Ad ogni modo. È solo a casa che riesco ad evacuare come si deve. L'argomento è delicato, lo so, ma è proprio così: altrove mi è difficile liberarmi da quello che ho dentro. Forse in molti sensi.

È quando i sogni inizi a sfiorarli con i polpastrelli, che ti si crea quella paura di perderli o vederli sfumare in una folata di vento. È quando il tuo castello di carte si dota di Supercolla Sigillante che ti domandi ("è un Dio che è morto, ai bordi delle strade..") quanta violenza ci vorrebbe ora per smantellarlo pezzo per pezzo.
Vaneggiamenti. Insensatezze, così usavo chiamarle.
Ci sono tante zanzare quest'anno. Le zanzare del Nilo, la malaria, l'ebola, il morbillo e la dissenteria. "Impressioni di settembre". Io so chi questa serata musicale farebbe andare in brodo di giuggiole. Settembre. Manca poco.

La chitarra ancora non ho imparato a suonarla. Per forza, volevo esercitarmi e poi ho mollato tutto per pucciare piedi e sederone nell'acqua salata di Roma. Roma, la Città Eterna. Una Fontana di Trevi coi lavori e comunque lacrime che scendevano. Ma non era questo il discorso.
La gente. Persone ovunque che parlano e lanciano rasoiate e io mi chiedo cosa succederà quando feriranno davvero a morte qualcuno. Chissà se la saliva che sputano farà da coagulante o se avranno imparato la fine arte della sutura, per quel giorno. Per ora sostano in club privati, disinteressandosi del mondo e di quello che c'è fuori - perchè quello dentro parrebbe essere più importante -. E chi dissente? Io no. Ma conosco il rispetto.
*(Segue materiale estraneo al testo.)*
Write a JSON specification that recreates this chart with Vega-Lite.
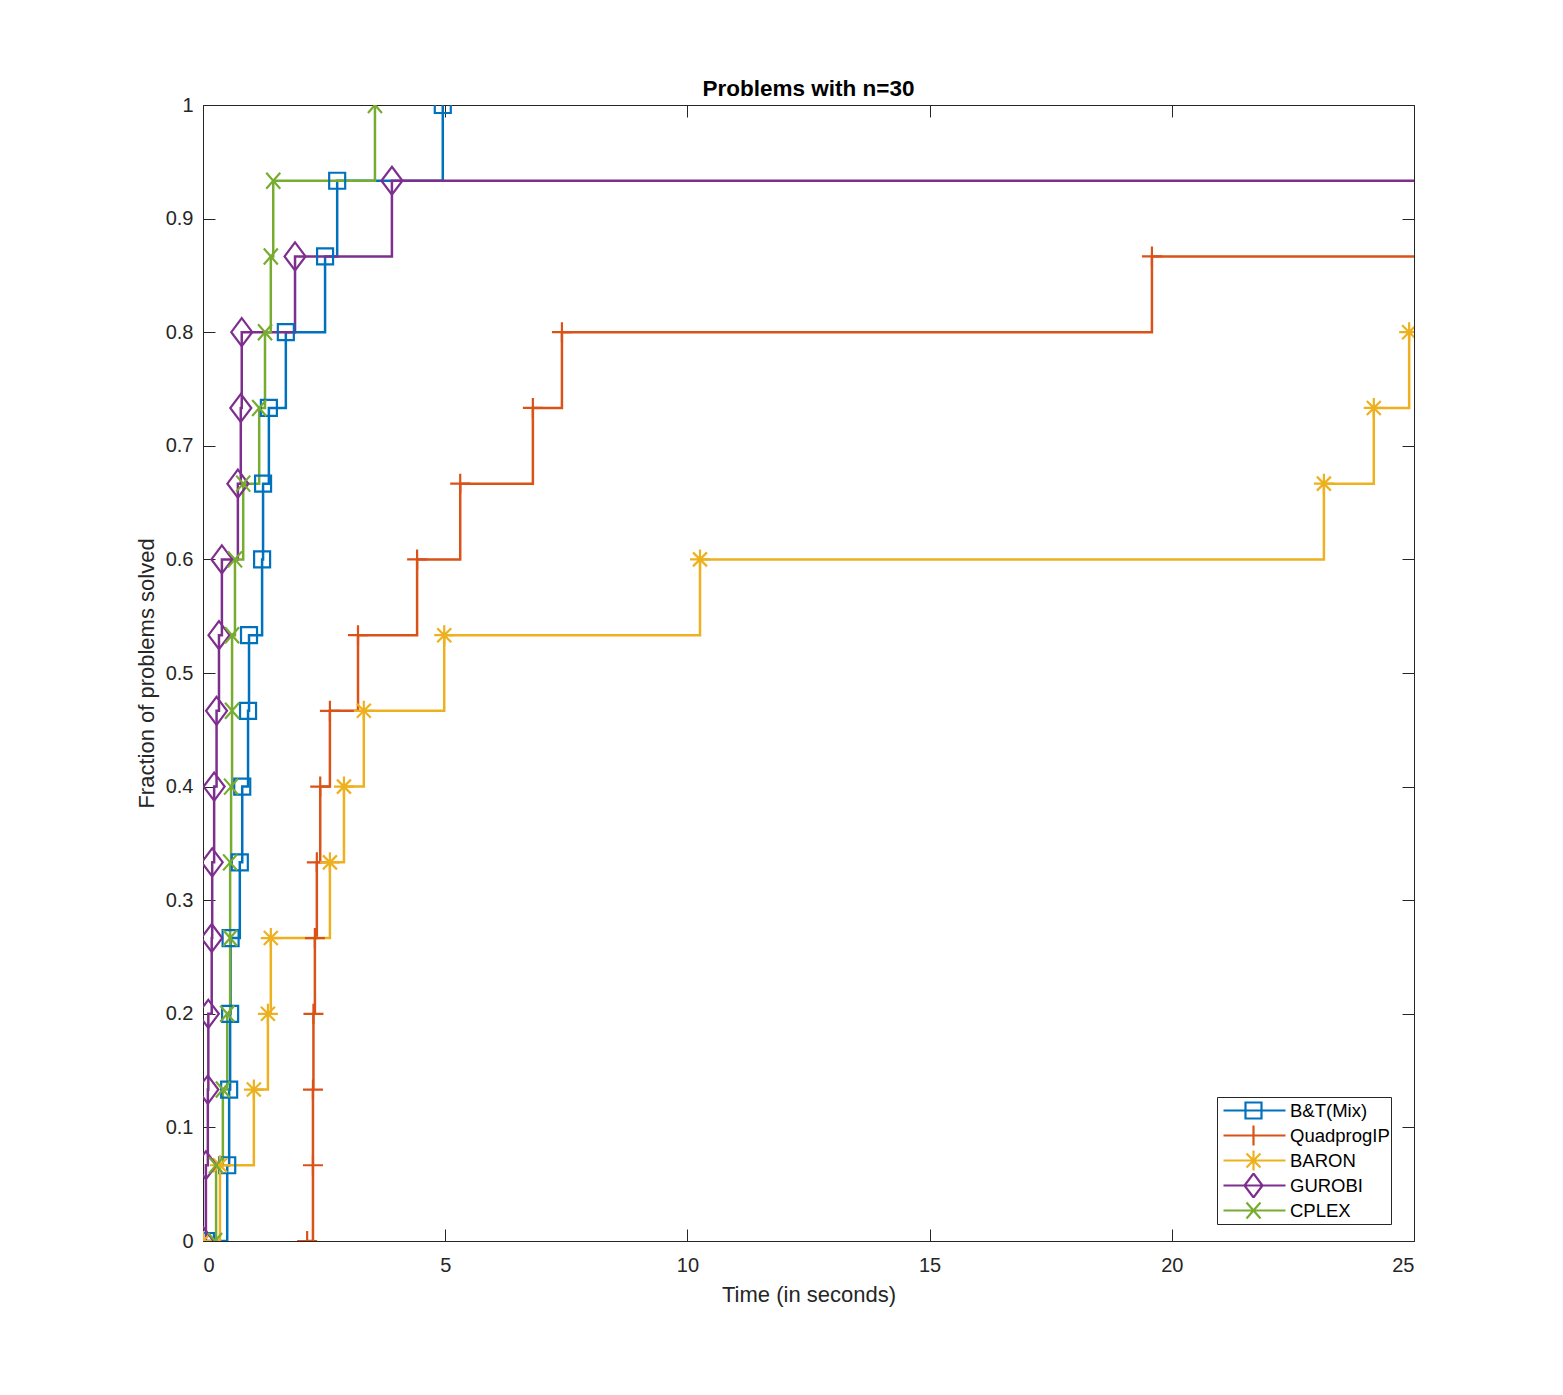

 E so che esiste anche il numero 21, di articolo della Costituzione. E so che la Comunicazione è il punto nevralgico del mio lavoro: no, della mia vita. So che ("..io voglio vivere, ma sulla pelle mia..") violenza significa anche tappare la bocca, strappare una pagina scritta e bruciarla nel magico mondo virtuale, cliccare e cancellare il prodotto di altri. Violenza è non ascoltare, violenza è ignorare. E Nessuno voglia mai che io lo faccia con chi amo, con chi aiuto, con lo sconosciuto che incontro per strada.
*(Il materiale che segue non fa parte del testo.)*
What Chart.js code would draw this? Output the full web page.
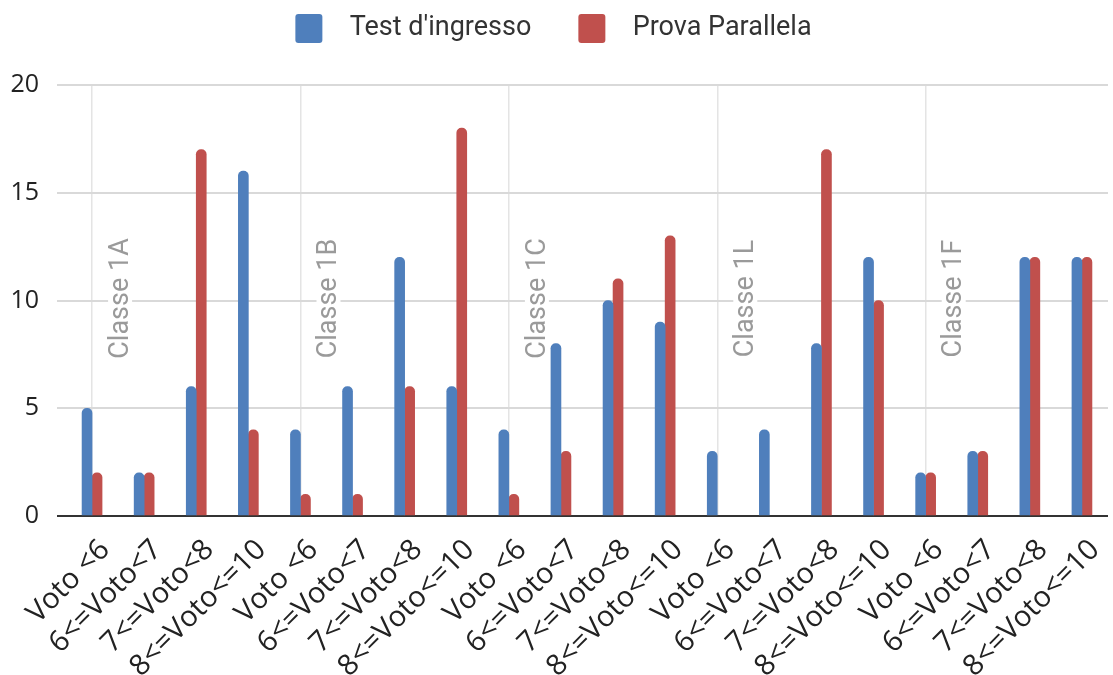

Perché allora avrò fallito.
Come logopedista.
Come donna.
Come essere umano.

16 agosto 2015

Nemmeno se.

Nemmeno se mi perdessi continuamente chiavi, portafoglio e telefono lasciandoli sul marciapiedi o sul tettuccio della macchina.

Nemmeno se Mannarino mi dicesse che a Carroponte mi ha notata nel mezzo della folla e ha riscritto la canzone cambiandola in "Me so' 'mbriacato de Martina".
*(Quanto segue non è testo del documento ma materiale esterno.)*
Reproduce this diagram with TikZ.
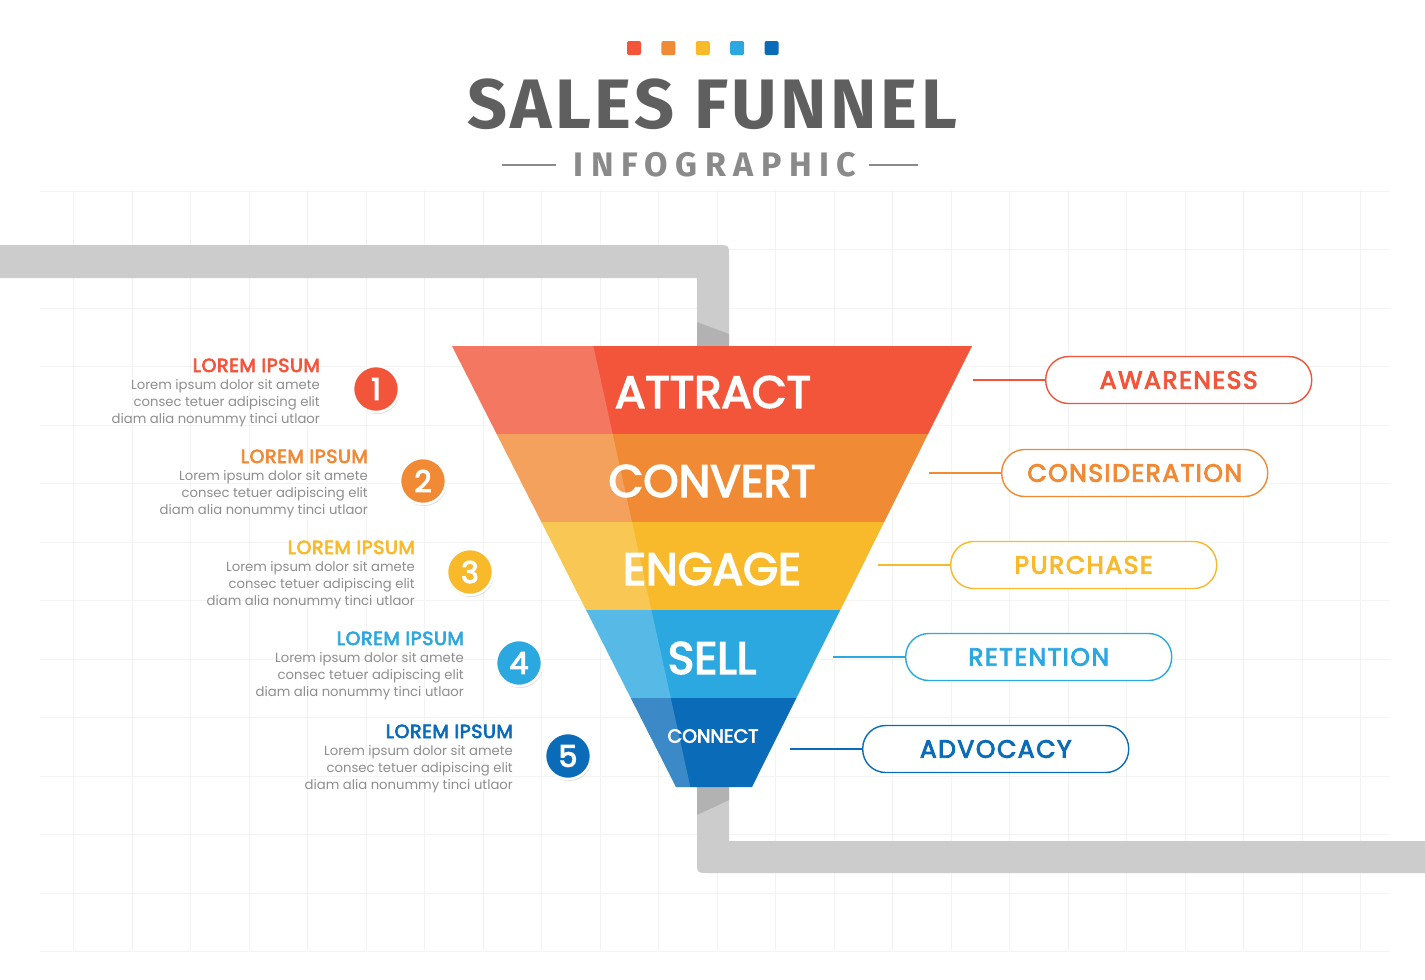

Nemmeno se dovessi sbagliare sempre strada col navigatore e arrivassimo in ritardo a qualsiasi appuntamento, costretti ad andare avanti indietro sulla stessa via per dieci volte, col trattorino che ci prende per il culo.

Nemmeno se mi comprassi decine di mantelline per la pioggia rosa confetto.

Nemmeno se dovessi impiegare ore per svegliarti al mattino, sfiorandoti il braccio e tu che mi assicuri "sì, sì", col testolino per dirmi "sono sveglio". E invece non è vero.

Nemmeno se il passato dovesse continuare a ferirti e io a lottarci contro, provando a cancellarlo col nostro presente.

Nemmeno se tutte le volte si inaugurasse il viaggio morendo di incidente stradale*.

Nemmeno se continuassi a farmi notare "patatine" per le strade e fotografare gente casuale per poi modificare le immagini e mandarmene trenta per volta (sì, bella 'sta sciura che guarda il Colosseo, ma io e te dove siamo?).

Nemmeno se continuassi a ungermi di creme di ogni tipo e io facessi SWISSH ogni volta che mi abbracci e/o scivolassi sul pavimento sbattendo il sederone (perchè mettersi ettolitri di crema "fa bene").

Nemmeno se continuassi per l'eternità a portarmi in posti dove sono morte persone, a farmi sentire canzoni in cui si racconta la storia di persone morte, a chiedermi informazioni geografiche e storiche sapendo la mia innata riluttanza per l'argomento (Quito. La capitale dell'Ecuador è Quito).

Nemmeno se tutte queste cose si avverassero io ti mollerei. Ma manco morta.
Mettilo in conto, perchè è una minaccia, sì.


Ho imparato che più si pospone il momento in cui si vuole scrivere qualcosa, più significa che si ha paura di far uscire i concetti dalla propria testa.
Perchè perdere belle cose, o comunque farle sbiadire, fa tremare un po' dentro.

*
Per non far preoccupare nessuno (..ma chi?).